Muftic: Economics front and center presidential debate |

Muftic: Economics front and center presidential debate

Felicia Muftic

A mini-firestorm between Hillary Clinton and Jeb Bush about job creation and part time workers got me digging into the US Bureau of Labor Statistics (BLS) site to find just how many part-time workers wanted to work full time.

What I found was the number of part-time workers in June seeking full-time jobs (2 million) is not a high percentage of either part-timers or of the total 149 million labor force. While important to each individual affected, only 10 percent of all part-timers were actually seeking full-time employment. About 78 percent of part-timers were part-timers by choice and the rest cited other economic reasons.

Jeb Bush, former governor of Florida and now vying for the GOP presidential nomination, started the war of words when he said “that people need to work longer hours,” meaning that part-timers need to become full-timers and there ought to be more full-time jobs for those seeking them. Hillary Clinton seized upon the phrase and in a major economic address said that “what workers wanted was a raise.”

Trend lines based on the BLS statistics also show that the number of those who choose to work part-time has remained steady even through the ups and downs of the economy, but that those part-timers seeking full-time jobs increased especially during the Great Recession of 2008. As the economy has improved, their numbers are still historically high, but decreasing.

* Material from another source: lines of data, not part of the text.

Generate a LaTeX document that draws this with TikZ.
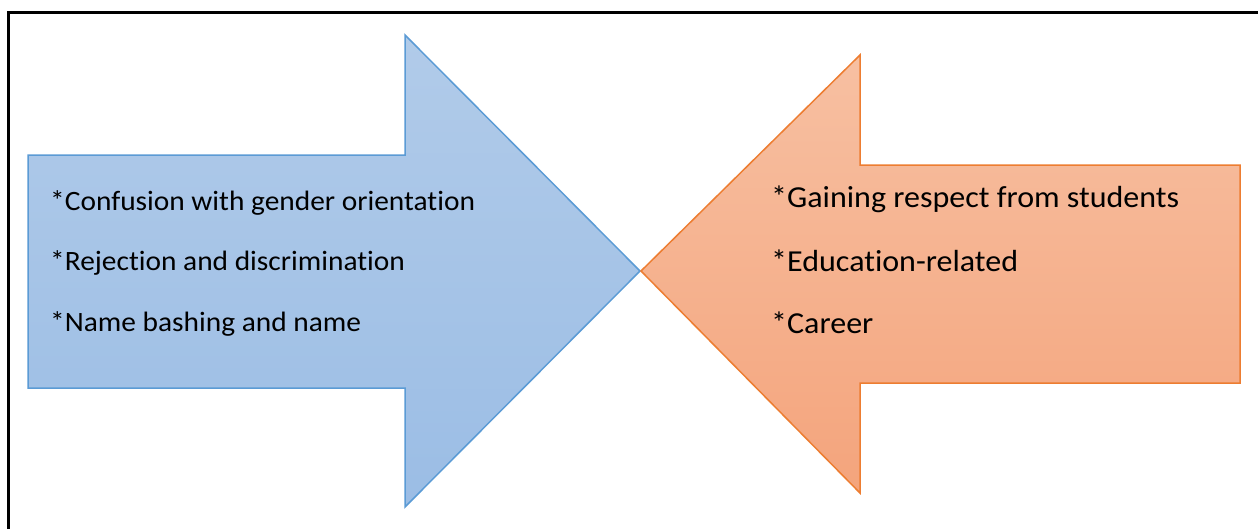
\documentclass[tikz,border=0pt]{standalone}
\usepackage{fontspec}
\setmainfont{Carlito}[Ligatures=NoCommon]
\definecolor{blueedge}{HTML}{5B9BD5}
\definecolor{bluetop}{HTML}{B1CBE9}
\definecolor{bluebot}{HTML}{9BBDE5}
\definecolor{orangeedge}{HTML}{ED7D31}
\definecolor{orangetop}{HTML}{F7C0A2}
\definecolor{orangebot}{HTML}{F4A47C}
\begin{document}
\begin{tikzpicture}[x=1pt,y=-1pt,
  bluearrow/.style={draw=blueedge,line width=1.5pt,top color=bluetop,bottom color=bluebot,line join=miter},
  orangearrow/.style={draw=orangeedge,line width=1.5pt,top color=orangetop,bottom color=orangebot,line join=miter},
  lefttext/.style={anchor=base west,inner sep=0pt,xscale=1.05,font=\fontsize{28}{33}\selectfont},
  righttext/.style={anchor=base west,inner sep=0pt,xscale=1.05,font=\fontsize{30.5}{36}\selectfont}]
\useasboundingbox (0,0) rectangle (1258,528);
\fill[white] (0,0) rectangle (1258,528);
\draw[line width=3pt] (8.5,540) -- (8.5,12) -- (1270,12);
\draw[bluearrow] (28,155) -- (405,155) -- (405,35) -- (640,271) -- (405,507) -- (405,388) -- (28,388) -- cycle;
\draw[orangearrow] (641,271) -- (860,55) -- (860,165) -- (1240,165) -- (1240,383) -- (860,383) -- (860,493) -- cycle;
\node[lefttext] (l1) at (50,210) {*Confusion with gender orientation};
\node[lefttext] (l2) at (50,270) {*Rejection and discrimination};
\node[lefttext] (l3) at (50,331) {*Name bashing and name};
\node[righttext] (r1) at (771,207) {*Gaining respect from students};
\node[righttext] (r2) at (771,271) {*Education-related};
\node[righttext] (r3) at (771,333) {*Career};
\end{tikzpicture}
\end{document}
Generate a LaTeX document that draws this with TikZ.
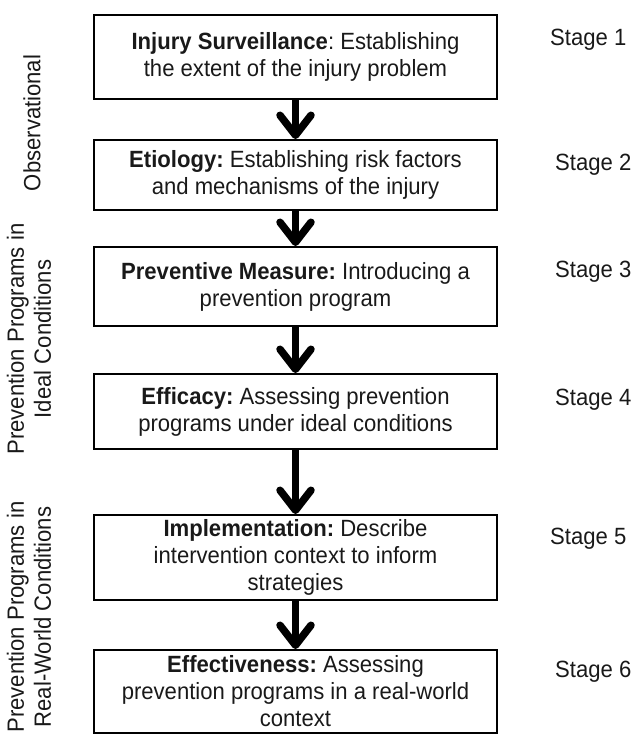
\documentclass[tikz,border=0pt]{standalone}
\usepackage{fontspec}
\setmainfont{Liberation Sans}[FakeStretch=0.94]
\usetikzlibrary{arrows.meta}
\frenchspacing
\begin{document}
\begin{tikzpicture}[x=1pt,y=-1pt,
  txt/.style={font=\fontsize{23.5}{27}\selectfont, inner sep=0pt, text=black!90},
  box/.style={txt, draw=black, line width=2pt, minimum width=403pt, align=center},
  stagelbl/.style={txt, anchor=base west},
  sidelbl/.style={txt, rotate=90, align=center},
  arr/.style={line width=7.5pt, -{Straight Barb[length=20pt,width=31pt,round]}}]
\useasboundingbox (0,0) rectangle (636,742);
\node[box, minimum height=84pt] (b1) at (295.5,57) {\textbf{Injury Surveillance}: Establishing\\the extent of the injury problem};
\node[box, minimum height=70pt] (b2) at (295.5,175) {\textbf{Etiology:} Establishing risk factors\\and mechanisms of the injury};
\node[box, minimum height=79pt] (b3) at (295.5,286.5) {\textbf{Preventive Measure:} Introducing a\\prevention program};
\node[box, minimum height=75pt] (b4) at (295.5,411.5) {\textbf{Efficacy:} Assessing prevention\\programs under ideal conditions};
\node[box, minimum height=85pt] (b5) at (295.5,557.5) {\textbf{Implementation:} Describe\\intervention context to inform\\strategies};
\node[box, minimum height=83pt] (b6) at (295.5,691.5) {\textbf{Effectiveness:} Assessing\\prevention programs in a real-world\\context};
\draw[arr] (b1.south) -- (b2.north);
\draw[arr] (b2.south) -- (b3.north);
\draw[arr] (b3.south) -- (b4.north);
\draw[arr] (b4.south) -- (b5.north);
\draw[arr] (b5.south) -- (b6.north);
\node[stagelbl] (s1) at (550,45) {Stage 1};
\node[stagelbl] (s2) at (555,170) {Stage 2};
\node[stagelbl] (s3) at (555,277) {Stage 3};
\node[stagelbl] (s4) at (555,405) {Stage 4};
\node[stagelbl] (s5) at (550,544) {Stage 5};
\node[stagelbl] (s6) at (555,677) {Stage 6};
\node[sidelbl] (l1) at (32,123) {Observational};
\node[sidelbl] (l2) at (29,339) {Prevention Programs in\\Ideal Conditions};
\node[sidelbl] (l3) at (29,617) {Prevention Programs in\\Real-World Conditions};
\end{tikzpicture}
\end{document}
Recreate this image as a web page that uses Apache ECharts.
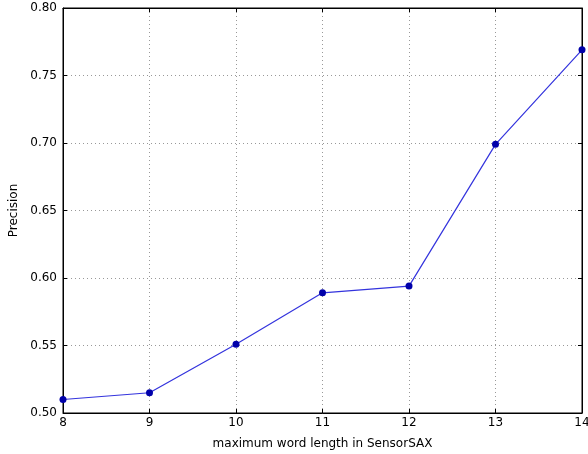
<!DOCTYPE html>
<html>
<head>
<meta charset="utf-8">
<script src="https://cdn.jsdelivr.net/npm/echarts@6/dist/echarts.min.js"></script>
<style>html,body{margin:0;padding:0;background:#fff;}#c{width:588px;height:454px;}</style>
</head>
<body>
<div id="c"></div>
<script>
const wordLengths = [8, 9, 10, 11, 12, 13, 14];
const precision = [0.510, 0.515, 0.551, 0.589, 0.594, 0.699, 0.769];
const xTicks = [8, 9, 10, 11, 12, 13, 14];
const yTicks = [0.50, 0.55, 0.60, 0.65, 0.70, 0.75, 0.80];

const chart = echarts.init(document.getElementById('c'));
const font = 'DejaVu Sans';
const gridLine = {show: true, lineStyle: {color: '#999', type: [1, 3], width: 1}};
const axisLineStyle = {show: true, lineStyle: {color: '#000', width: 1}};
chart.setOption({
  animation: false,
  grid: {left: 63, right: 6, top: 8, bottom: 41, show: true, borderColor: '#000', borderWidth: 1,
    containLabel: false, outerBoundsMode: 'none'},
  xAxis: [{
    type: 'value', min: 8, max: 14, interval: 1,
    name: 'maximum word length in SensorSAX', nameLocation: 'middle', nameGap: 25,
    nameTextStyle: {fontFamily: font, fontSize: 12, color: '#000'},
    axisLine: axisLineStyle,
    axisTick: {show: true, inside: true, length: 4, lineStyle: {color: '#000'}},
    axisLabel: {fontFamily: font, fontSize: 12, color: '#000', margin: 4,
      formatter: v => xTicks.includes(v) ? String(v) : ''},
    splitLine: gridLine
  }, {
    type: 'value', position: 'top', min: 8, max: 14, interval: 1,
    axisLine: axisLineStyle,
    axisTick: {show: true, inside: true, length: 4, lineStyle: {color: '#000'}},
    axisLabel: {show: false}, splitLine: {show: false}
  }],
  yAxis: [{
    type: 'value', min: 0.5, max: 0.8, interval: 0.05,
    name: 'Precision', nameLocation: 'middle', nameGap: 39,
    nameTextStyle: {fontFamily: font, fontSize: 12, color: '#000'},
    axisLine: axisLineStyle,
    axisTick: {show: true, inside: true, length: 4, lineStyle: {color: '#000'}},
    axisLabel: {fontFamily: font, fontSize: 12, color: '#000', margin: 6,
      formatter: v => v.toFixed(2)},
    splitLine: gridLine
  }, {
    type: 'value', position: 'right', min: 0.5, max: 0.8, interval: 0.05,
    axisLine: axisLineStyle,
    axisTick: {show: true, inside: true, length: 4, lineStyle: {color: '#000'}},
    axisLabel: {show: false}, splitLine: {show: false}
  }],
  series: [{
    type: 'line',
    data: wordLengths.map((x, i) => [x, precision[i]]),
    symbol: 'circle', symbolSize: 7,
    lineStyle: {color: '#3333dd', width: 1.2},
    itemStyle: {color: '#0000aa'},
    clip: false
  }]
});
</script>
</body>
</html>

A more explosive political issue of concern to 65 percent of voters is the unfairness of the distribution of income. Uncontested is the fact that the middle class has “hollowed out.” Neither party nor candidates can ignore this. The Democrats will force the GOP to defend their plans to help the middle class because Democrats believe their own proposals have more potential appeal to the key factor of “does he/she care about us.”

Expect Democrats to propose stronger Wall Street reform, minimum wage increases, expanding pay for overtime, paid sick leave, increased affordability of a college education, and reform taxes so the secretary does not pay a higher percentage than the boss. Most GOP candidates so far promise to help the middle class by relief to the wealthy and business. That will be a harder sell to the middle class since recent experience has taught them prosperity does not automatically trickle down to them.

Bush claims more full time jobs can be achieved by raising growth to 4 percent per year, though he was vague about how. Bush and GOP candidates need to be pinned down on the specifics because the political devil is in those details. Will it be tax policy, welfare, trade and spending cuts? If so, what gets cut and who benefits?

Is 4 percent growth even possible? Such sustained growth has not happened in most of American history. Five percent growth did happen under President Reagan, but many economists owe that anomaly to an expanding workforce when women began working. The nonpartisan Congressional Budget Office projected a 3 percent growth in 2015-2016 and dip in the long term to 2.2 percent due to baby boomers retiring and a shrinking workforce, a rate similar from 2009 to now.